Seeing no other solution she thought of her brother, her friend, her confidant Sri Krishna. That mysterious prince who was always there to give her advice. The one who had coached her through all of the important moments of her life. The person whose mere presence was like a soothing balm on her soul. That one person that she could always depend on. He wasn’t present in the assembly but she called out to him anyway. She didn’t have anywhere else to turn. Perhaps he could offer her some comfort if only in her own mind.
“Sri Krishna…you give pleasure to the senses. You have always removed all of my miseries. Oh beautiful Lord among men, please. I have no one. I have nothing. You are my brother, you are my dearest friend. I have always been able to depend on you. This is my greatest moment of need and I have no other shelter. Please help me.” With this prayer on her lips she lifted her arms and gave up the fight. She closed her eyes and thought of her dear most friend. She thought of his beautiful complexion which was dark like hers. She thought of his compassion and his kindness. She thought of the beautiful ways in which he always addressed her.
In some far away place she felt Dushasana pulling her sari from around her and she felt herself turning from the force of it, but she was too absorbed in thoughts of Krishna to care anymore. Thoughts of him were just as soothing as having him near and she could have sworn she felt his calming presence just behind her. She remembered the way he would smile and raise one eyebrow charmingly as he teased her. She thought of the reassuring sound of his deep voice as he explained to her that everything would be alright when she was getting ready to marry the five Pandava brothers. She thought of the days when he would visit her in her father’s palace as they would walk through the gardens and he would try to teach her something about the politics of warriors.
Her heart filled with love for Krishna, she felt herself began to sway before she fell to the floor. Confused and out of breath, Draupadi slowly opened her eyes. The room was silent as death. Draupadi’s heart pounded in her chest but she found herself just as covered as she was when the horrible tussle began. Dushasana sat heaving on the marble floor of the gaming hall, a huge pile of discarded sari was heaped next to him standing as high as he was tall. Composing themselves quickly, the Kaurava princes began to shout all sorts of things, but Draupadi heard none of them. Her dignity saved, she felt her inner fire flaring up within her, reborn like a magnificent phoenix, shaking off the ashes.
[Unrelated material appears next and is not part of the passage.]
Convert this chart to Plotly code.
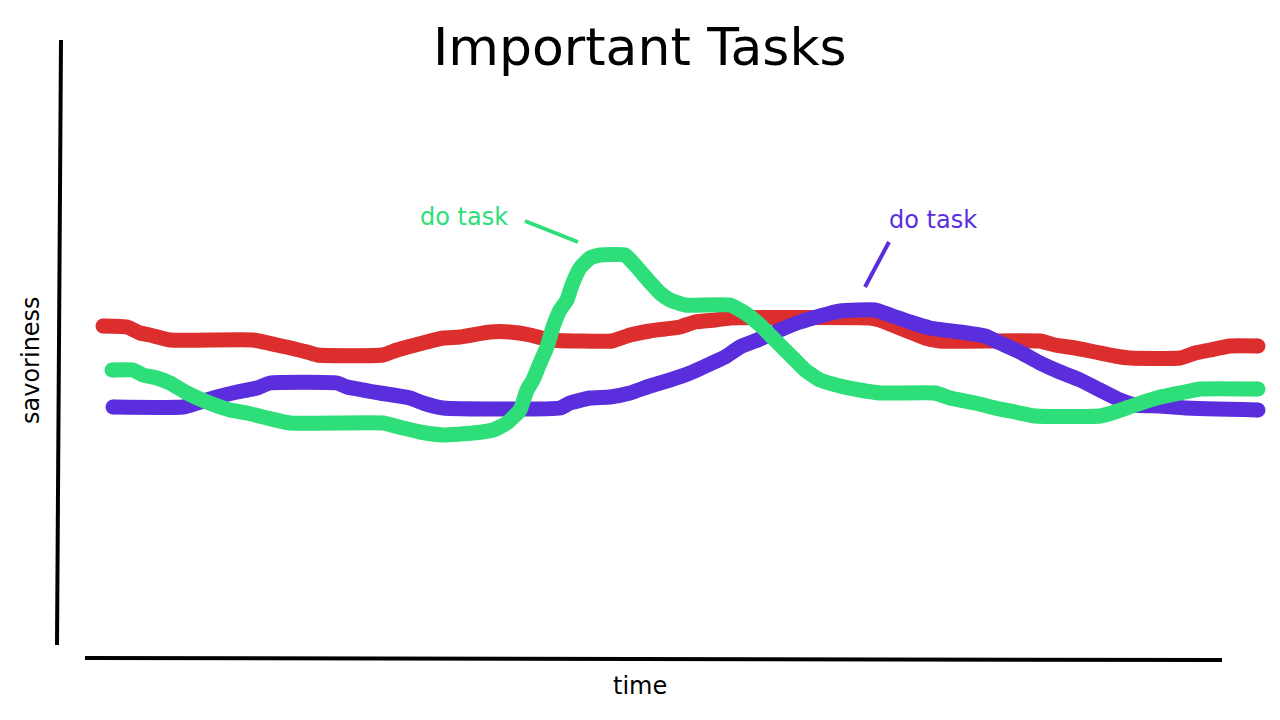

This story of Draupadi’s was just one that we visited during our Monday night celebration at the Om Factory. It was a night for reflection and acknowledgement of the power that is always waiting for us within the sacred space of our hearts. Within that temple of our hearts lives our dear most friend. The one who is always with us, who knows us better than we know ourselves and who is always saving us from our afflictions. It was that dear most friend that Draupadi called on in her most critical moment, and it is that wonderful personality who is constantly listening to us. Draupadi’s fire came from the faith that she had in that Supreme Person who was capable of anything. It was that faith and that spark that we attempted to borrow for the evening as we chanted, laughed, told stories and formed a community with a core of kirtan.